SOURCE DATA
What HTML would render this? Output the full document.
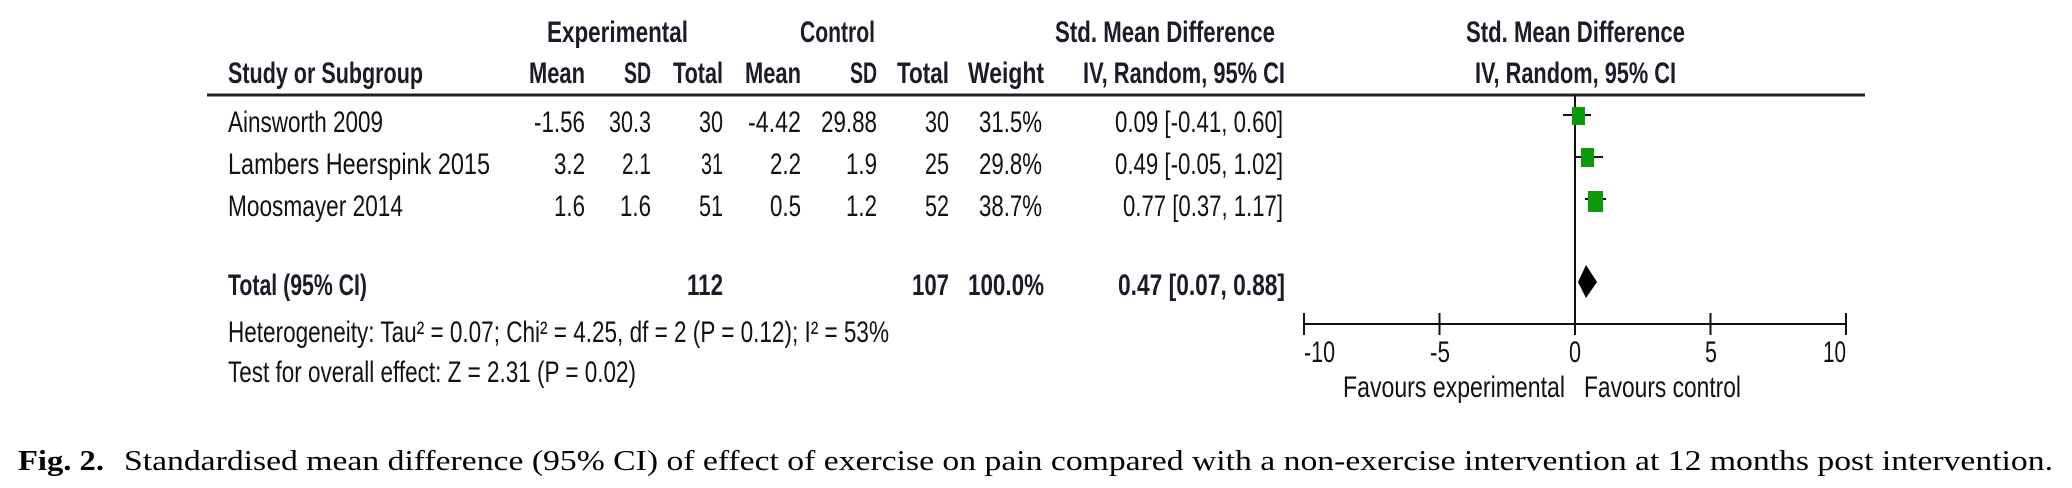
<!DOCTYPE html>
<html><head><meta charset="utf-8"><style>
html,body{margin:0;padding:0;background:#fff;}
svg{display:block;}
text{font-family:"Liberation Sans",sans-serif;font-size:30px;fill:#111;}
.b{font-weight:bold;fill:#1c1c28;}
.s{font-family:"Liberation Serif",serif;font-size:29px;fill:#000;}
</style></head><body>
<svg width="2072" height="488" viewBox="0 0 2072 488" xmlns="http://www.w3.org/2000/svg">
<!-- headers -->
<text class="b" x="547" y="42" textLength="141" lengthAdjust="spacingAndGlyphs">Experimental</text>
<text class="b" x="800" y="42" textLength="75" lengthAdjust="spacingAndGlyphs">Control</text>
<text class="b" x="1055" y="42" textLength="220" lengthAdjust="spacingAndGlyphs">Std. Mean Difference</text>
<text class="b" x="1466" y="42" textLength="219" lengthAdjust="spacingAndGlyphs">Std. Mean Difference</text>
<text class="b" x="228" y="83" textLength="195" lengthAdjust="spacingAndGlyphs">Study or Subgroup</text>
<text class="b" x="529" y="83" textLength="56" lengthAdjust="spacingAndGlyphs">Mean</text>
<text class="b" x="624" y="83" textLength="27" lengthAdjust="spacingAndGlyphs">SD</text>
<text class="b" x="673" y="83" textLength="50" lengthAdjust="spacingAndGlyphs">Total</text>
<text class="b" x="745" y="83" textLength="56" lengthAdjust="spacingAndGlyphs">Mean</text>
<text class="b" x="850" y="83" textLength="27" lengthAdjust="spacingAndGlyphs">SD</text>
<text class="b" x="897" y="83" textLength="52" lengthAdjust="spacingAndGlyphs">Total</text>
<text class="b" x="968" y="83" textLength="76" lengthAdjust="spacingAndGlyphs">Weight</text>
<text class="b" x="1083" y="83" textLength="202" lengthAdjust="spacingAndGlyphs">IV, Random, 95% CI</text>
<text class="b" x="1475" y="83" textLength="201" lengthAdjust="spacingAndGlyphs">IV, Random, 95% CI</text>
<line x1="207" y1="95" x2="1865" y2="95" stroke="#222" stroke-width="3"/>

<!-- rows -->
<g text-anchor="end">
<text x="585" y="132" textLength="51" lengthAdjust="spacingAndGlyphs">-1.56</text>
<text x="651" y="132" textLength="42" lengthAdjust="spacingAndGlyphs">30.3</text>
<text x="723" y="132" textLength="24" lengthAdjust="spacingAndGlyphs">30</text>
<text x="801" y="132" textLength="53" lengthAdjust="spacingAndGlyphs">-4.42</text>
<text x="877" y="132" textLength="56" lengthAdjust="spacingAndGlyphs">29.88</text>
<text x="949" y="132" textLength="24" lengthAdjust="spacingAndGlyphs">30</text>
<text x="1042" y="132" textLength="63" lengthAdjust="spacingAndGlyphs">31.5%</text>
<text x="1283" y="132" textLength="168" lengthAdjust="spacingAndGlyphs">0.09 [-0.41, 0.60]</text>

<text x="585" y="174" textLength="31" lengthAdjust="spacingAndGlyphs">3.2</text>
<text x="651" y="174" textLength="29" lengthAdjust="spacingAndGlyphs">2.1</text>
<text x="723" y="174" textLength="22" lengthAdjust="spacingAndGlyphs">31</text>
<text x="801" y="174" textLength="31" lengthAdjust="spacingAndGlyphs">2.2</text>
<text x="877" y="174" textLength="31" lengthAdjust="spacingAndGlyphs">1.9</text>
<text x="949" y="174" textLength="24" lengthAdjust="spacingAndGlyphs">25</text>
<text x="1042" y="174" textLength="63" lengthAdjust="spacingAndGlyphs">29.8%</text>
<text x="1283" y="174" textLength="168" lengthAdjust="spacingAndGlyphs">0.49 [-0.05, 1.02]</text>

<text x="585" y="216" textLength="31" lengthAdjust="spacingAndGlyphs">1.6</text>
<text x="651" y="216" textLength="31" lengthAdjust="spacingAndGlyphs">1.6</text>
<text x="723" y="216" textLength="24" lengthAdjust="spacingAndGlyphs">51</text>
<text x="801" y="216" textLength="31" lengthAdjust="spacingAndGlyphs">0.5</text>
<text x="877" y="216" textLength="31" lengthAdjust="spacingAndGlyphs">1.2</text>
<text x="949" y="216" textLength="24" lengthAdjust="spacingAndGlyphs">52</text>
<text x="1042" y="216" textLength="63" lengthAdjust="spacingAndGlyphs">38.7%</text>
<text x="1283" y="216" textLength="160" lengthAdjust="spacingAndGlyphs">0.77 [0.37, 1.17]</text>

<text class="b" x="723" y="295" textLength="36" lengthAdjust="spacingAndGlyphs">112</text>
<text class="b" x="949" y="295" textLength="37" lengthAdjust="spacingAndGlyphs">107</text>
<text class="b" x="1044" y="295" textLength="76" lengthAdjust="spacingAndGlyphs">100.0%</text>
<text class="b" x="1285" y="295" textLength="167" lengthAdjust="spacingAndGlyphs">0.47 [0.07, 0.88]</text>
</g>

<text x="228" y="132" textLength="155" lengthAdjust="spacingAndGlyphs">Ainsworth 2009</text>
<text x="228" y="174" textLength="262" lengthAdjust="spacingAndGlyphs">Lambers Heerspink 2015</text>
<text x="228" y="216" textLength="175" lengthAdjust="spacingAndGlyphs">Moosmayer 2014</text>
<text class="b" x="228" y="295" textLength="139" lengthAdjust="spacingAndGlyphs">Total (95% CI)</text>
<text x="228" y="342" textLength="661" lengthAdjust="spacingAndGlyphs">Heterogeneity: Tau² = 0.07; Chi² = 4.25, df = 2 (P = 0.12); I² = 53%</text>
<text x="228" y="382" textLength="408" lengthAdjust="spacingAndGlyphs">Test for overall effect: Z = 2.31 (P = 0.02)</text>

<!-- plot -->
<line x1="1575" y1="95" x2="1575" y2="324" stroke="#111" stroke-width="2"/>
<line x1="1304" y1="324" x2="1846" y2="324" stroke="#111" stroke-width="2"/>
<g stroke="#111" stroke-width="2">
<line x1="1304" y1="313" x2="1304" y2="335"/><line x1="1439.5" y1="313" x2="1439.5" y2="335"/>
<line x1="1575" y1="313" x2="1575" y2="335"/><line x1="1710.5" y1="313" x2="1710.5" y2="335"/>
<line x1="1846" y1="313" x2="1846" y2="335"/>
<line x1="1563" y1="115" x2="1591" y2="115"/>
<line x1="1574" y1="157" x2="1603" y2="157"/>
<line x1="1585" y1="199" x2="1606" y2="199"/>
</g>
<rect x="1572" y="107" width="13" height="18" fill="#0a9a0a"/>
<rect x="1581" y="148" width="13" height="19" fill="#0a9a0a"/>
<rect x="1588" y="191" width="15" height="21" fill="#0a9a0a"/>
<polygon points="1578,282 1586,265 1597,282 1586,298" fill="#000"/>
<text x="1304" y="362" textLength="31" lengthAdjust="spacingAndGlyphs">-10</text>
<text x="1430" y="362" textLength="20" lengthAdjust="spacingAndGlyphs">-5</text>
<text x="1569" y="362" textLength="12" lengthAdjust="spacingAndGlyphs">0</text>
<text x="1705" y="362" textLength="12" lengthAdjust="spacingAndGlyphs">5</text>
<text x="1823" y="362" textLength="23" lengthAdjust="spacingAndGlyphs">10</text>
<text x="1343" y="397" textLength="222" lengthAdjust="spacingAndGlyphs">Favours experimental</text>
<text x="1584" y="397" textLength="157" lengthAdjust="spacingAndGlyphs">Favours control</text>

<!-- caption -->
<text class="s" x="18" y="470" style="font-weight:bold" textLength="86" lengthAdjust="spacingAndGlyphs">Fig. 2.</text>
<text class="s" x="124" y="470" textLength="1929" lengthAdjust="spacingAndGlyphs">Standardised mean difference (95% CI) of effect of exercise on pain compared with a non-exercise intervention at 12 months post intervention.</text>
</svg>
</body></html>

YOUR OBJECTIVE
Every line above should be returned word for word, with the pictures left behind.

SOLUTION TO THIS TASK
What HTML would render this? Output the full document.
<!DOCTYPE html>
<html><head><meta charset="utf-8"><style>
html,body{margin:0;padding:0;background:#fff;}
svg{display:block;}
text{font-family:"Liberation Sans",sans-serif;font-size:30px;fill:#111;}
.b{font-weight:bold;fill:#1c1c28;}
.s{font-family:"Liberation Serif",serif;font-size:29px;fill:#000;}
</style></head><body>
<svg width="2072" height="488" viewBox="0 0 2072 488" xmlns="http://www.w3.org/2000/svg">
<!-- headers -->
<text class="b" x="547" y="42" textLength="141" lengthAdjust="spacingAndGlyphs">Experimental</text>
<text class="b" x="800" y="42" textLength="75" lengthAdjust="spacingAndGlyphs">Control</text>
<text class="b" x="1055" y="42" textLength="220" lengthAdjust="spacingAndGlyphs">Std. Mean Difference</text>
<text class="b" x="1466" y="42" textLength="219" lengthAdjust="spacingAndGlyphs">Std. Mean Difference</text>
<text class="b" x="228" y="83" textLength="195" lengthAdjust="spacingAndGlyphs">Study or Subgroup</text>
<text class="b" x="529" y="83" textLength="56" lengthAdjust="spacingAndGlyphs">Mean</text>
<text class="b" x="624" y="83" textLength="27" lengthAdjust="spacingAndGlyphs">SD</text>
<text class="b" x="673" y="83" textLength="50" lengthAdjust="spacingAndGlyphs">Total</text>
<text class="b" x="745" y="83" textLength="56" lengthAdjust="spacingAndGlyphs">Mean</text>
<text class="b" x="850" y="83" textLength="27" lengthAdjust="spacingAndGlyphs">SD</text>
<text class="b" x="897" y="83" textLength="52" lengthAdjust="spacingAndGlyphs">Total</text>
<text class="b" x="968" y="83" textLength="76" lengthAdjust="spacingAndGlyphs">Weight</text>
<text class="b" x="1083" y="83" textLength="202" lengthAdjust="spacingAndGlyphs">IV, Random, 95% CI</text>
<text class="b" x="1475" y="83" textLength="201" lengthAdjust="spacingAndGlyphs">IV, Random, 95% CI</text>
<line x1="207" y1="95" x2="1865" y2="95" stroke="#222" stroke-width="3"/>

<!-- rows -->
<g text-anchor="end">
<text x="585" y="132" textLength="51" lengthAdjust="spacingAndGlyphs">-1.56</text>
<text x="651" y="132" textLength="42" lengthAdjust="spacingAndGlyphs">30.3</text>
<text x="723" y="132" textLength="24" lengthAdjust="spacingAndGlyphs">30</text>
<text x="801" y="132" textLength="53" lengthAdjust="spacingAndGlyphs">-4.42</text>
<text x="877" y="132" textLength="56" lengthAdjust="spacingAndGlyphs">29.88</text>
<text x="949" y="132" textLength="24" lengthAdjust="spacingAndGlyphs">30</text>
<text x="1042" y="132" textLength="63" lengthAdjust="spacingAndGlyphs">31.5%</text>
<text x="1283" y="132" textLength="168" lengthAdjust="spacingAndGlyphs">0.09 [-0.41, 0.60]</text>

<text x="585" y="174" textLength="31" lengthAdjust="spacingAndGlyphs">3.2</text>
<text x="651" y="174" textLength="29" lengthAdjust="spacingAndGlyphs">2.1</text>
<text x="723" y="174" textLength="22" lengthAdjust="spacingAndGlyphs">31</text>
<text x="801" y="174" textLength="31" lengthAdjust="spacingAndGlyphs">2.2</text>
<text x="877" y="174" textLength="31" lengthAdjust="spacingAndGlyphs">1.9</text>
<text x="949" y="174" textLength="24" lengthAdjust="spacingAndGlyphs">25</text>
<text x="1042" y="174" textLength="63" lengthAdjust="spacingAndGlyphs">29.8%</text>
<text x="1283" y="174" textLength="168" lengthAdjust="spacingAndGlyphs">0.49 [-0.05, 1.02]</text>

<text x="585" y="216" textLength="31" lengthAdjust="spacingAndGlyphs">1.6</text>
<text x="651" y="216" textLength="31" lengthAdjust="spacingAndGlyphs">1.6</text>
<text x="723" y="216" textLength="24" lengthAdjust="spacingAndGlyphs">51</text>
<text x="801" y="216" textLength="31" lengthAdjust="spacingAndGlyphs">0.5</text>
<text x="877" y="216" textLength="31" lengthAdjust="spacingAndGlyphs">1.2</text>
<text x="949" y="216" textLength="24" lengthAdjust="spacingAndGlyphs">52</text>
<text x="1042" y="216" textLength="63" lengthAdjust="spacingAndGlyphs">38.7%</text>
<text x="1283" y="216" textLength="160" lengthAdjust="spacingAndGlyphs">0.77 [0.37, 1.17]</text>

<text class="b" x="723" y="295" textLength="36" lengthAdjust="spacingAndGlyphs">112</text>
<text class="b" x="949" y="295" textLength="37" lengthAdjust="spacingAndGlyphs">107</text>
<text class="b" x="1044" y="295" textLength="76" lengthAdjust="spacingAndGlyphs">100.0%</text>
<text class="b" x="1285" y="295" textLength="167" lengthAdjust="spacingAndGlyphs">0.47 [0.07, 0.88]</text>
</g>

<text x="228" y="132" textLength="155" lengthAdjust="spacingAndGlyphs">Ainsworth 2009</text>
<text x="228" y="174" textLength="262" lengthAdjust="spacingAndGlyphs">Lambers Heerspink 2015</text>
<text x="228" y="216" textLength="175" lengthAdjust="spacingAndGlyphs">Moosmayer 2014</text>
<text class="b" x="228" y="295" textLength="139" lengthAdjust="spacingAndGlyphs">Total (95% CI)</text>
<text x="228" y="342" textLength="661" lengthAdjust="spacingAndGlyphs">Heterogeneity: Tau² = 0.07; Chi² = 4.25, df = 2 (P = 0.12); I² = 53%</text>
<text x="228" y="382" textLength="408" lengthAdjust="spacingAndGlyphs">Test for overall effect: Z = 2.31 (P = 0.02)</text>

<!-- plot -->
<line x1="1575" y1="95" x2="1575" y2="324" stroke="#111" stroke-width="2"/>
<line x1="1304" y1="324" x2="1846" y2="324" stroke="#111" stroke-width="2"/>
<g stroke="#111" stroke-width="2">
<line x1="1304" y1="313" x2="1304" y2="335"/><line x1="1439.5" y1="313" x2="1439.5" y2="335"/>
<line x1="1575" y1="313" x2="1575" y2="335"/><line x1="1710.5" y1="313" x2="1710.5" y2="335"/>
<line x1="1846" y1="313" x2="1846" y2="335"/>
<line x1="1563" y1="115" x2="1591" y2="115"/>
<line x1="1574" y1="157" x2="1603" y2="157"/>
<line x1="1585" y1="199" x2="1606" y2="199"/>
</g>
<rect x="1572" y="107" width="13" height="18" fill="#0a9a0a"/>
<rect x="1581" y="148" width="13" height="19" fill="#0a9a0a"/>
<rect x="1588" y="191" width="15" height="21" fill="#0a9a0a"/>
<polygon points="1578,282 1586,265 1597,282 1586,298" fill="#000"/>
<text x="1304" y="362" textLength="31" lengthAdjust="spacingAndGlyphs">-10</text>
<text x="1430" y="362" textLength="20" lengthAdjust="spacingAndGlyphs">-5</text>
<text x="1569" y="362" textLength="12" lengthAdjust="spacingAndGlyphs">0</text>
<text x="1705" y="362" textLength="12" lengthAdjust="spacingAndGlyphs">5</text>
<text x="1823" y="362" textLength="23" lengthAdjust="spacingAndGlyphs">10</text>
<text x="1343" y="397" textLength="222" lengthAdjust="spacingAndGlyphs">Favours experimental</text>
<text x="1584" y="397" textLength="157" lengthAdjust="spacingAndGlyphs">Favours control</text>

<!-- caption -->
<text class="s" x="18" y="470" style="font-weight:bold" textLength="86" lengthAdjust="spacingAndGlyphs">Fig. 2.</text>
<text class="s" x="124" y="470" textLength="1929" lengthAdjust="spacingAndGlyphs">Standardised mean difference (95% CI) of effect of exercise on pain compared with a non-exercise intervention at 12 months post intervention.</text>
</svg>
</body></html>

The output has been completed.